When combined, though, these problems reflect a slurry of confusion, incompetence, and neglect that has the same effect as wrongdoing and, more importantly, is plausibly deniable, especially when the responsibility for running elections is split between the state and the counties.
Abrams lost the race.
Two years before that, Bernie Sanders and Hillary Clinton essentially tied in the Iowa caucus; Clinton claimed victory. To this day, no one quite knows who won, or what it means to ask who won, or how to answer the question. The opacity over whether Sanders or Clinton won Iowa in 2016, though, was serious enough that the Democratic Party changed, at the Sanders-supporting faction’s insistence, the rules for reporting results for this year’s caucuses. Bumbling bureaucrats helped create that opacity, and so did politically-motivated actors. Sanders lost the race.
The election crisis of 2000, which was eventually decided by a Supreme Court that delivered a partisan verdict from a posture of performative neutrality, involved both bumbling bureaucrats who couldn’t design a functional ballot and politically-motivated actors such as Florida Secretary of State and George W. Bush campaign co-chair Katherine Harris, who put her thumb on the scale for her candidate while theoretically serving in her role as a neutral public servant charged with overseeing a vote recount. Bush won the race.
In all the above cases, corruption and incompetence functioned not as opposed but as complementary explanations. People worked, openly or in secret, against the common good; other people just sucked at their jobs; their efforts intertwined, and their efficacy remains impossible to untangle.
On Monday night and Tuesday morning, when a delay for the Iowa caucus results turned into an overnight postponement and that turned into the promise of an eventual announcement, a theory arose that read something like this: The Democratic establishment, and maybe Mayor Pete himself, schemed with the makers of a laughably broken app to steal the all-important Iowa win away from the revolutionary Bernie Sanders, who was surging in the polls. This conspiracy theory, as Slate’s Tom Scocca pointed out, gives the Democratic Party far too much credit. As he wrote:
Who in the world could sincerely believe the Democratic Party would have had the wherewithal to insert a hidden kill switch inside a hastily thrown together election app? Why embrace the notion of a masterful villainous conspiracy when there was a simpler and more politically meaningful lesson to extract from it all: These people are incompetent!

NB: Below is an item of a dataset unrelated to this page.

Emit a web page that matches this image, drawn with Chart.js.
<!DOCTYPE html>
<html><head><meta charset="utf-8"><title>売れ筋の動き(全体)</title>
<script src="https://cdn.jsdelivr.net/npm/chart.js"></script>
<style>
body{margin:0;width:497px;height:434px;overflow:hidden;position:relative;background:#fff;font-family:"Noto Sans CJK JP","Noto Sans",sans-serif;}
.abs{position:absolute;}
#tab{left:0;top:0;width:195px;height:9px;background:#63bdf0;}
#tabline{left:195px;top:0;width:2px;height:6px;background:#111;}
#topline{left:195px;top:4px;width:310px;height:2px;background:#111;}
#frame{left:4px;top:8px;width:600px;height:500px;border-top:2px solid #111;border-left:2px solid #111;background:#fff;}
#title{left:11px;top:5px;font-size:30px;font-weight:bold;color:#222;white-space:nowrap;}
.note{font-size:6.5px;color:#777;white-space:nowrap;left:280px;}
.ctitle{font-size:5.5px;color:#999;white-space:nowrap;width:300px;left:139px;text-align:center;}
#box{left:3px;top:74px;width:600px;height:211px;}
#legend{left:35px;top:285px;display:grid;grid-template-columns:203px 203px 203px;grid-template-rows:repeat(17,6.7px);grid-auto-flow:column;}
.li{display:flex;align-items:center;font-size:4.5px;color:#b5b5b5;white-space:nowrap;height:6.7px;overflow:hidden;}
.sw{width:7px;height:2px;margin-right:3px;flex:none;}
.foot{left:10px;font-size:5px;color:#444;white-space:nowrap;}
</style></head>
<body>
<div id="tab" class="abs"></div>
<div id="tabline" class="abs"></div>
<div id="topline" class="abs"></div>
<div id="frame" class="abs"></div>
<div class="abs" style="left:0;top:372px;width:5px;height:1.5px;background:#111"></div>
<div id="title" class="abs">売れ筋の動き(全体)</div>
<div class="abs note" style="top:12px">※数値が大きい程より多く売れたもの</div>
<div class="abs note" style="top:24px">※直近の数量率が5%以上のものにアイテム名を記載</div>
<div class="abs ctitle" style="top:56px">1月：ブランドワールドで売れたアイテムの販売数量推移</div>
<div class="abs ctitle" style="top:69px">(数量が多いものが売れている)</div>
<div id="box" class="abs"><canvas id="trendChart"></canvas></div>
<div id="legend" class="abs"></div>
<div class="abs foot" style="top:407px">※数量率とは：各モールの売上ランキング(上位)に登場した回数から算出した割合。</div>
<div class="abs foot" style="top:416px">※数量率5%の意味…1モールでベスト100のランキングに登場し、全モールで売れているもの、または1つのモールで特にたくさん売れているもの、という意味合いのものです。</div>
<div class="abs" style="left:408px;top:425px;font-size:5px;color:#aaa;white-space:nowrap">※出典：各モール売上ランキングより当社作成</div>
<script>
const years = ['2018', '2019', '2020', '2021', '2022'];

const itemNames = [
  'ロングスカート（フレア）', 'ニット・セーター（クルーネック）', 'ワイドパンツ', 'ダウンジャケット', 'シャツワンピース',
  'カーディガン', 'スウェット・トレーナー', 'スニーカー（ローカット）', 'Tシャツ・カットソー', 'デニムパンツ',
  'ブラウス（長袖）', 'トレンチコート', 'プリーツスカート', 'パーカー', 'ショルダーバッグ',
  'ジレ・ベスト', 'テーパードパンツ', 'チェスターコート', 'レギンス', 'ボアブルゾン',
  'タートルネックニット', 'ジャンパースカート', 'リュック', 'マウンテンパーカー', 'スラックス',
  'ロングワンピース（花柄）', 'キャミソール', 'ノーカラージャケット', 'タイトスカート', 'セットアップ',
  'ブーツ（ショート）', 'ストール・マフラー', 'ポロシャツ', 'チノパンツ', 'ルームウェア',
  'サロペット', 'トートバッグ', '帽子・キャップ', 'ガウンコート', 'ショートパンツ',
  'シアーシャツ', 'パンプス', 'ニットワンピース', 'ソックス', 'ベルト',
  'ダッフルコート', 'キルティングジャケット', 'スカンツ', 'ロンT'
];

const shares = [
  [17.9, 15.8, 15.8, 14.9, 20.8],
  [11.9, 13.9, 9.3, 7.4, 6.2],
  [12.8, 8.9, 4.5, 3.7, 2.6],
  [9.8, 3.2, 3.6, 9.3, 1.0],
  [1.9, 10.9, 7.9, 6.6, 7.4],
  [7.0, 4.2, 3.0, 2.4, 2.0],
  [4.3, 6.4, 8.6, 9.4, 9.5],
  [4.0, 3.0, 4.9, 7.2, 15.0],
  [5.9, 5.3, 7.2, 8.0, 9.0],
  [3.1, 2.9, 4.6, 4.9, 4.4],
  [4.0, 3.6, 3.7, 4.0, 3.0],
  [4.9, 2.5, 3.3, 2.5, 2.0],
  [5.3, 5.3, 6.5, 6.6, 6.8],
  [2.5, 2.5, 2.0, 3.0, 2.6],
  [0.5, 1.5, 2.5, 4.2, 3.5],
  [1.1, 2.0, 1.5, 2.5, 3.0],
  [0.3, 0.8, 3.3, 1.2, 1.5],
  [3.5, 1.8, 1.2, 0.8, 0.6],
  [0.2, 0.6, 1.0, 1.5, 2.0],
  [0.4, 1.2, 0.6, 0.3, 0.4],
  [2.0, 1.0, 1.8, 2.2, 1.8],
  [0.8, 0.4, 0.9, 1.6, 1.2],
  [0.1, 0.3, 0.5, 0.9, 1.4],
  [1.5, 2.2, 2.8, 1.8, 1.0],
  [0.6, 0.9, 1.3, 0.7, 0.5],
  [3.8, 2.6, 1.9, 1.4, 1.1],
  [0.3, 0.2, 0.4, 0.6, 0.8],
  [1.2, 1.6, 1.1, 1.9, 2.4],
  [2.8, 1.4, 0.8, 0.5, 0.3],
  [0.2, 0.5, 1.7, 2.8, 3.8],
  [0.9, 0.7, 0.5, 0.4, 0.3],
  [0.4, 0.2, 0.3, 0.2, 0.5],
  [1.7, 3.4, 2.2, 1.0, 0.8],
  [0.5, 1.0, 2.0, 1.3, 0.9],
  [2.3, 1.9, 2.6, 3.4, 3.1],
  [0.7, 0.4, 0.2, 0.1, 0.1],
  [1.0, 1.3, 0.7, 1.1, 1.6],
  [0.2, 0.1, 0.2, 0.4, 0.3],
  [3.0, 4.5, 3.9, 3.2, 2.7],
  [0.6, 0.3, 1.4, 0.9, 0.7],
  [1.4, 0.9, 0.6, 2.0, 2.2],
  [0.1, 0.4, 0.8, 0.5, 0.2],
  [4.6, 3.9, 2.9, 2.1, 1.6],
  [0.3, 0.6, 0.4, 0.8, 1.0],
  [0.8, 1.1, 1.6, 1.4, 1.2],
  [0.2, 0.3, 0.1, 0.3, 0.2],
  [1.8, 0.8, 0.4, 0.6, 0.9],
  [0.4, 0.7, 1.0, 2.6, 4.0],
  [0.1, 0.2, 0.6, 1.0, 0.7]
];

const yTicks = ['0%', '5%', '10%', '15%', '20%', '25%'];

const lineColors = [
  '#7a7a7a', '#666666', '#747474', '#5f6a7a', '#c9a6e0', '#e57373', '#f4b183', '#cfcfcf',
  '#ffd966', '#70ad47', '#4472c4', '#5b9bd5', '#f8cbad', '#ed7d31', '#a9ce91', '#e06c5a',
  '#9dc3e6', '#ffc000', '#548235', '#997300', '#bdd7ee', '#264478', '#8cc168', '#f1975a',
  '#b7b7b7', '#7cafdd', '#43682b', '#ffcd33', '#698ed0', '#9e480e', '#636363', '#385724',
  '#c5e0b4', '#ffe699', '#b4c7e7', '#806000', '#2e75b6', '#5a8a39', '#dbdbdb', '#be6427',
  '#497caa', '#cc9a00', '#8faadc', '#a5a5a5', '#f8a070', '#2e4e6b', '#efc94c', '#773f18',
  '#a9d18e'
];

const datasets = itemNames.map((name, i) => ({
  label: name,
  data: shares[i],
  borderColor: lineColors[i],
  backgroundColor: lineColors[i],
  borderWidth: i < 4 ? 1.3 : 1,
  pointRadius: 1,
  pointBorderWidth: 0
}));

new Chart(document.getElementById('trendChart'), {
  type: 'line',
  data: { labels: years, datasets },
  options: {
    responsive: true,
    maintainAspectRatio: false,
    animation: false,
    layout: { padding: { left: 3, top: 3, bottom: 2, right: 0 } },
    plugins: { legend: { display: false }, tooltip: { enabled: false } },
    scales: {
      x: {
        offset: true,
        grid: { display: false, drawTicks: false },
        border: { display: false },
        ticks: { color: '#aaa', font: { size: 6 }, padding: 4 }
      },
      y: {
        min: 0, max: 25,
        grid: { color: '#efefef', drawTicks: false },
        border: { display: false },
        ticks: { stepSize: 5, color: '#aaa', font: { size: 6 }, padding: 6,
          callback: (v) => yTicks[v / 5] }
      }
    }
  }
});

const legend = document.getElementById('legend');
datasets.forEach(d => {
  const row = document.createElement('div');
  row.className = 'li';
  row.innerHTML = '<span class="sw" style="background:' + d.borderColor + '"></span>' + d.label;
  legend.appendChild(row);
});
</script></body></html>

To sincerely believe in a villainous conspiracy ripped from a B-movie would miss an obvious explanation here, of course, but to dismiss the role of motive would miss something too. Yes, the people atop the Democratic Party are bumbling bureaucrats; they’re also bumbling bureaucrats who, as a mass, don’t want Bernie Sanders to be the nominee. The question of whether incompetence is inflected by corruption isn't about whether the “coding problem” that prevented Shadow Inc.’s app from accurately reporting accurately-tabulated results was the face of a sinister plot; it's more about whether the powers that be would ever have allowed the timely reporting of results to be governed by a hastily thrown-together election app designed on the cheap if their preferred candidate had been in a position to win, or if they had something to lose.

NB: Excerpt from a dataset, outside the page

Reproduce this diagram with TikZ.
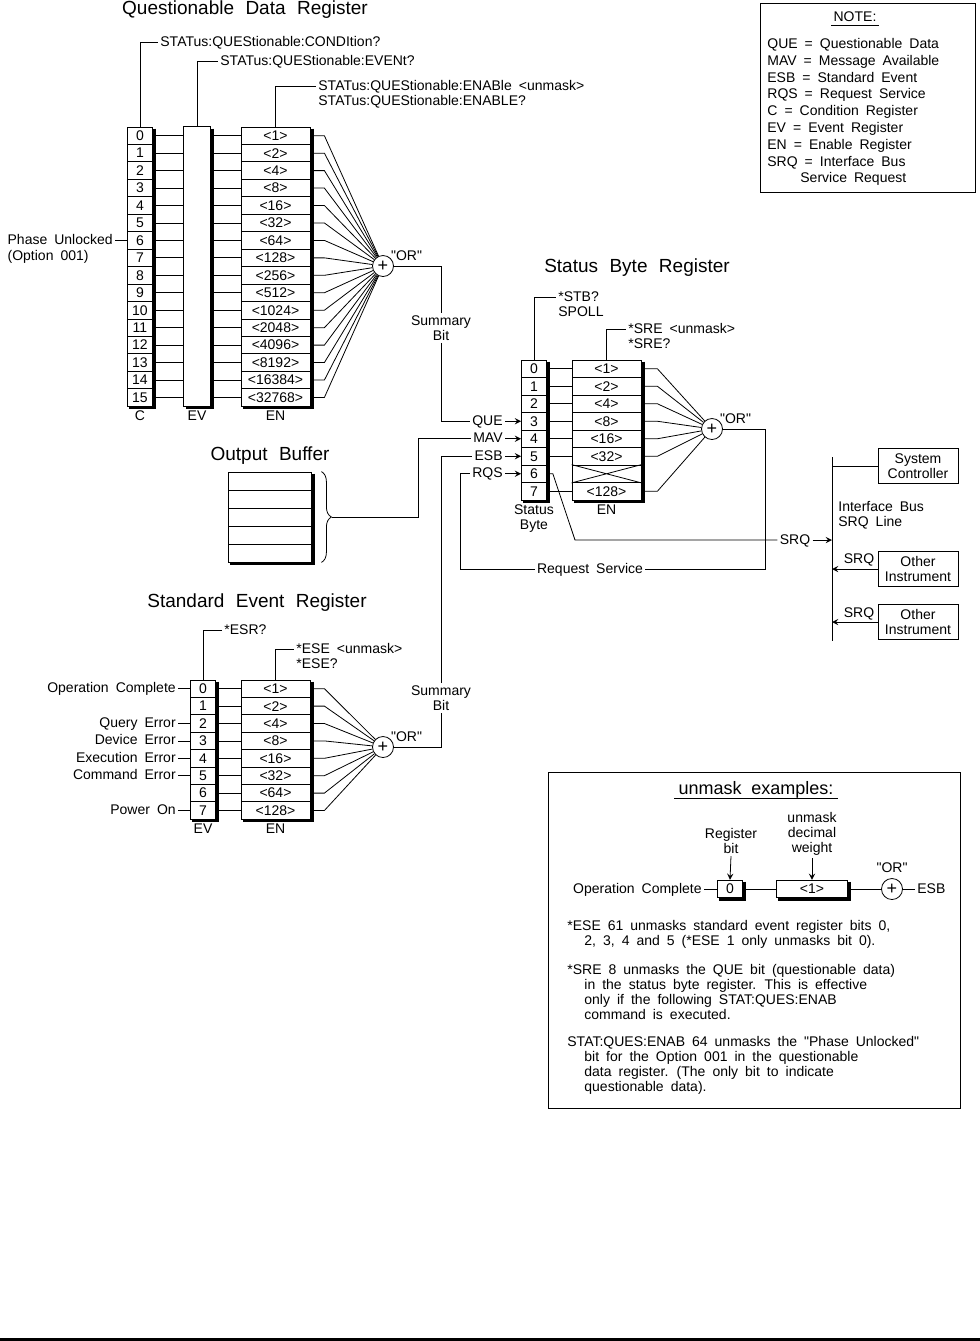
\documentclass[tikz,border=0pt]{standalone}
\usepackage{fontspec}
\setmainfont{Liberation Sans}
\usepackage{tikz}
\usetikzlibrary{arrows, positioning, shapes, decorations.pathreplacing}

\newcommand{\txt}{\fontsize{7}{7.5}\selectfont\spaceskip=0.5em\relax}
\newcommand{\notetxt}{\fontsize{7}{8.4}\selectfont\spaceskip=0.5em\relax}
\newcommand{\ttltxt}{\fontsize{9.5}{11}\selectfont\spaceskip=0.6em\relax}
\newcommand{\extxt}{\fontsize{9}{10}\selectfont\spaceskip=0.55em\relax}
\newcommand{\ortxt}{\fontsize{9}{9}\selectfont}
\newcommand{\orq}{\textquotedbl OR\textquotedbl}
\newcommand{\regshadow}[2]{%
  \draw[line width=1.3pt] ([xshift=0.9pt,yshift=-1pt]#1.north east) -- ([xshift=0.9pt,yshift=-0.7pt]#2.south east) -- ([xshift=1pt,yshift=-0.7pt]#2.south west);}

\begin{document}
\begin{tikzpicture}[x=0.5pt, y=-0.5pt, >=stealth, node distance=1pt,
        every node/.style={font=\txt},
        cell/.style={rectangle, draw, inner sep=0pt, minimum height=8.72pt, minimum width=12.5pt},
        wcell/.style={cell, minimum width=34.5pt},
        lbl/.style={inner xsep=1pt, inner ysep=0.25pt, text height=5.5pt, text depth=1.5pt},
        mlbl/.style={inner sep=1pt, align=center},
        ttl/.style={inner sep=1pt, font=\ttltxt},
        orgate/.style={circle, draw, minimum size=10.5pt, inner sep=0pt, font=\ortxt},
        box/.style={rectangle, draw, minimum width=40pt, minimum height=17.5pt, inner sep=1pt, align=center},
        para/.style={anchor=north west, align=left, inner sep=0pt}
        ]
        \useasboundingbox (0,0) rectangle (980,1341);

        % Questionable Data Register
        \node[ttl] (qdrttl) at (245,10) {Questionable Data Register};
        \node[orgate] (qor) at (383,266) {+};
        \node[lbl, anchor=south west] (qorlbl) at ([xshift=-1pt,yshift=-3pt]qor.north east) {\orq};
        \foreach \i/\w in {0/1,1/2,2/4,3/8,4/16,5/32,6/64,7/128,8/256,9/512,10/1024,11/2048,12/4096,13/8192,14/16384,15/32768} {
            \node[cell] (qc\i) at (140,{135.7+17.45*\i}) {\i};
            \node[cell, draw=none, minimum width=13pt] (qv\i) at (197,{135.7+17.45*\i}) {};
            \node[wcell] (qe\i) at (275.5,{135.7+17.45*\i}) {<\w>};
            \draw (qc\i.east) -- (qv\i.west);
            \draw (qv\i.east) -- (qe\i.west);
            \draw (qe\i.east) -- ++(14,0) -- (qor);
        }
        \draw (qv0.north west) rectangle (qv15.south east);
        \regshadow{qc0}{qc15}
        \regshadow{qv0}{qv15}
        \regshadow{qe0}{qe15}
        \node[lbl, below=1pt of qc15] (qclbl) {C};
        \node[lbl, below=1pt of qv15] (qvlbl) {EV};
        \node[lbl, below=1pt of qe15] (qelbl) {EN};

        \node[lbl, anchor=west] (qcond) at (158,42) {STATus:QUEStionable:CONDItion?};
        \node[lbl, anchor=west] (qevt) at (218,61) {STATus:QUEStionable:EVENt?};
        \node[lbl, anchor=west] (qenab) at (316,86) {STATus:QUEStionable:ENABle <unmask>};
        \node[lbl, anchor=north west] (qenabq) at (qenab.south west) {STATus:QUEStionable:ENABLE?};
        \draw (qc0.north) |- (qcond.west);
        \draw (qv0.north) |- (qevt.west);
        \draw (qe0.north) |- (qenab.west);

        \node[lbl, anchor=east] (phase) at ([xshift=-6pt]qc6.west) {Phase Unlocked};
        \node[lbl, anchor=north west] (phaseopt) at (phase.south west) {(Option 001)};
        \draw (phase.east) -- (qc6.west);

        \node[mlbl] (qsum) at (441,328) {Summary\\Bit};

        % Status Byte Register
        \node[ttl] (sbrttl) at (637,268) {Status Byte Register};
        \node[orgate] (sor) at (712,429) {+};
        \node[lbl, anchor=south west] (sorlbl) at ([xshift=-1pt,yshift=-3pt]sor.north east) {\orq};
        \foreach \i in {0,...,7} {
            \node[cell] (sb\i) at (534,{368.75+17.5*\i}) {\i};
        }
        \foreach \i/\w in {0/1,1/2,2/4,3/8,4/16,5/32,7/128} {
            \node[wcell] (se\i) at (606.5,{368.75+17.5*\i}) {<\w>};
            \draw (sb\i.east) -- (se\i.west);
            \draw (se\i.east) -- ++(16,0) -- (sor);
        }
        \node[wcell] (se6) at (606.5,{368.75+17.5*6}) {};
        \draw (se6.north west) -- (se6.south east) (se6.south west) -- (se6.north east);
        \regshadow{sb0}{sb7}
        \regshadow{se0}{se7}
        \node[mlbl, below=1pt of sb7] (sblbl) {Status\\Byte};
        \node[lbl, below=1pt of se7] (selbl) {EN};

        \node[lbl, anchor=west] (stb) at (556,297) {*STB?};
        \node[lbl, anchor=north west] (spoll) at (stb.south west) {SPOLL};
        \node[lbl, anchor=west] (sre) at (626,329) {*SRE <unmask>};
        \node[lbl, anchor=north west] (sreq) at (sre.south west) {*SRE?};
        \draw (sb0.north) |- (stb.west);
        \draw (se0.north) |- (sre.west);

        \node[lbl, anchor=east] (que) at (505,421.25) {QUE};
        \node[lbl, anchor=east] (mav) at (505,438.75) {MAV};
        \node[lbl, anchor=east] (esb) at (505,456.25) {ESB};
        \node[lbl, anchor=east] (rqs) at (505,473.75) {RQS};
        \draw[->] (que.east) -- (sb3.west);
        \draw[->] (mav.east) -- (sb4.west);
        \draw[->] (esb.east) -- (sb5.west);
        \draw[->] (rqs.east) -- (sb6.west);

        \draw (qor.east) -| (qsum.north);
        \draw (qsum.south) |- (que.west);

        % Output Buffer
        \node[ttl] (obttl) at (270,456) {Output Buffer};
        \foreach \i in {0,...,4} {
            \node[cell, minimum width=41.5pt, minimum height=9pt] (ob\i) at (269.5,{481+18*\i}) {};
        }
        \regshadow{ob0}{ob4}
        \draw[decorate, decoration={brace, amplitude=5pt}] ([xshift=5pt]ob0.north east) -- ([xshift=5pt]ob4.south east);
        \coordinate (obtip) at ([xshift=10.5pt]ob2.east);
        \draw (obtip) -- ++(86,0) |- (mav.west);

        % Request service and SRQ
        \node[lbl] (reqsvc) at (590,569) {Request Service};
        \coordinate (rqsturn) at (460,569);
        \draw (sor.east) -- ++(42,0) |- (reqsvc.east);
        \draw (reqsvc.west) -- (rqsturn) |- (rqs.west);

        \node[lbl] (srqin) at (795,540) {SRQ};
        \coordinate (srqbend) at (575,540);
        \draw (sb6.east) -- ++(6,0) -- (srqbend) -- (srqin.west);

        \coordinate (bustop) at (832,457);
        \coordinate (busbot) at (832,641);
        \draw (bustop) -- (busbot);
        \draw[->] (srqin.east) -- (srqin.east -| bustop);
        \node[box] (sysctl) at (918,466) {System\\Controller};
        \node[box] (oth1) at (918,569) {Other\\Instrument};
        \node[box] (oth2) at (918,622) {Other\\Instrument};
        \draw (sysctl.west) -- (sysctl.west -| bustop);
        \draw[->] (oth1.west) -- (oth1.west -| bustop);
        \draw[->] (oth2.west) -- (oth2.west -| bustop);
        \node[lbl] (oth1srq) at (859,559) {SRQ};
        \node[lbl] (oth2srq) at (859,613) {SRQ};
        \node[mlbl, anchor=north west, align=left] (buslbl) at (836,499) {Interface Bus\\SRQ Line};

        % Standard Event Register
        \node[ttl] (serttl) at (257,603) {Standard Event Register};
        \node[orgate] (eor) at (383,747) {+};
        \node[lbl, anchor=south west] (eorlbl) at ([xshift=-1pt,yshift=-3pt]eor.north east) {\orq};
        \foreach \i/\w in {0/1,1/2,2/4,3/8,4/16,5/32,6/64,7/128} {
            \node[cell] (ev\i) at (203,{688.7+17.4*\i}) {\i};
            \node[wcell] (ee\i) at (275.5,{688.7+17.4*\i}) {<\w>};
            \draw (ev\i.east) -- (ee\i.west);
            \draw (ee\i.east) -- ++(14,0) -- (eor);
        }
        \regshadow{ev0}{ev7}
        \regshadow{ee0}{ee7}
        \node[lbl, below=1pt of ev7] (evlbl) {EV};
        \node[lbl, below=1pt of ee7] (eelbl) {EN};
        \foreach \i/\t in {0/Operation Complete,2/Query Error,3/Device Error,4/Execution Error,5/Command Error,7/Power On} {
            \node[lbl, anchor=east] (evl\i) at ([xshift=-6pt]ev\i.west) {\t};
            \draw (evl\i.east) -- (ev\i.west);
        }
        \node[lbl, anchor=west] (esr) at (222,630) {*ESR?};
        \node[lbl, anchor=west] (ese) at (294,649) {*ESE <unmask>};
        \node[lbl, anchor=north west] (eseq) at (ese.south west) {*ESE?};
        \draw (ev0.north) |- (esr.west);
        \draw (ee0.north) |- (ese.west);

        \node[mlbl] (esum) at (441,698) {Summary\\Bit};
        \draw (eor.east) -| (esum.south);
        \draw (esum.north) |- (esb.west);

        % Note
        \draw (760,3) rectangle (975,192);
        \node[lbl] (notettl) at (855,17) {NOTE:};
        \draw (notettl.south west) -- (notettl.south east);
        \node[para, font=\notetxt] (notetxt) at (767,38) {QUE = Questionable Data\\MAV = Message Available\\ESB = Standard Event\\RQS = Request Service\\C = Condition Register\\EV = Event Register\\EN = Enable Register\\SRQ = Interface Bus\\\hspace*{16.5pt}Service Request};

        % unmask examples
        \draw (548,772) rectangle (960,1108);
        \node[lbl, font=\extxt] (unttl) at (756,790) {unmask examples:};
        \draw ([xshift=-1pt]unttl.south west) -- ([xshift=1pt]unttl.south east);
        \node[cell, minimum width=12.5pt] (ex0) at (730,889) {0};
        \node[cell, minimum width=35.5pt] (exw) at (812,889) {<1>};
        \node[orgate] (exor) at (892,889) {+};
        \regshadow{ex0}{ex0}
        \regshadow{exw}{exw}
        \node[lbl, anchor=east] (exop) at (704,889) {Operation Complete};
        \node[lbl, anchor=west] (exesb) at (915,889) {ESB};
        \node[lbl, anchor=south] (exorlbl) at ([yshift=1pt]exor.north) {\orq};
        \node[mlbl] (exbit) at (731,841) {Register\\bit};
        \node[mlbl] (exwt) at (812,834) {unmask\\decimal\\weight};
        \draw (exop.east) -- (ex0.west);
        \draw (ex0.east) -- (exw.west);
        \draw (exw.east) -- (exor);
        \draw (exor) -- (exesb.west);
        \draw[->] (exbit.south) -- (ex0.north);
        \draw[->] (exwt.south) -- (exw.north);

        \node[para] (expl1) at (567,920) {*ESE 61 unmasks standard event register bits 0,\\\hspace*{8.5pt}2, 3, 4 and 5 (*ESE 1 only unmasks bit 0).};
        \node[para] (expl2) at (567,964) {*SRE 8 unmasks the QUE bit (questionable data)\\\hspace*{8.5pt}in the status byte register. This is effective\\\hspace*{8.5pt}only if the following STAT:QUES:ENAB\\\hspace*{8.5pt}command is executed.};
        \node[para] (expl3) at (567,1036) {STAT:QUES:ENAB 64 unmasks the \textquotedbl Phase Unlocked\textquotedbl\\\hspace*{8.5pt}bit for the Option 001 in the questionable\\\hspace*{8.5pt}data register. (The only bit to indicate\\\hspace*{8.5pt}questionable data).};

        % bottom rule
        \draw[line width=1.5pt] (0,1339) -- (980,1339);
\end{tikzpicture}
\end{document}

How do you separate out the failures of the secret and untested app from the political agendas of the people who insisted on using it in the first place? How do you trust that party honchos who have been just as anti-Sanders this cycle as they were in 2016 are simply awful at their jobs? How do you decide to ascribe to ineptitude what could be explained by malice, when malice has played a crucial role in so many electoral fiascos? These are uncomfortable questions. There are no comfortable answers.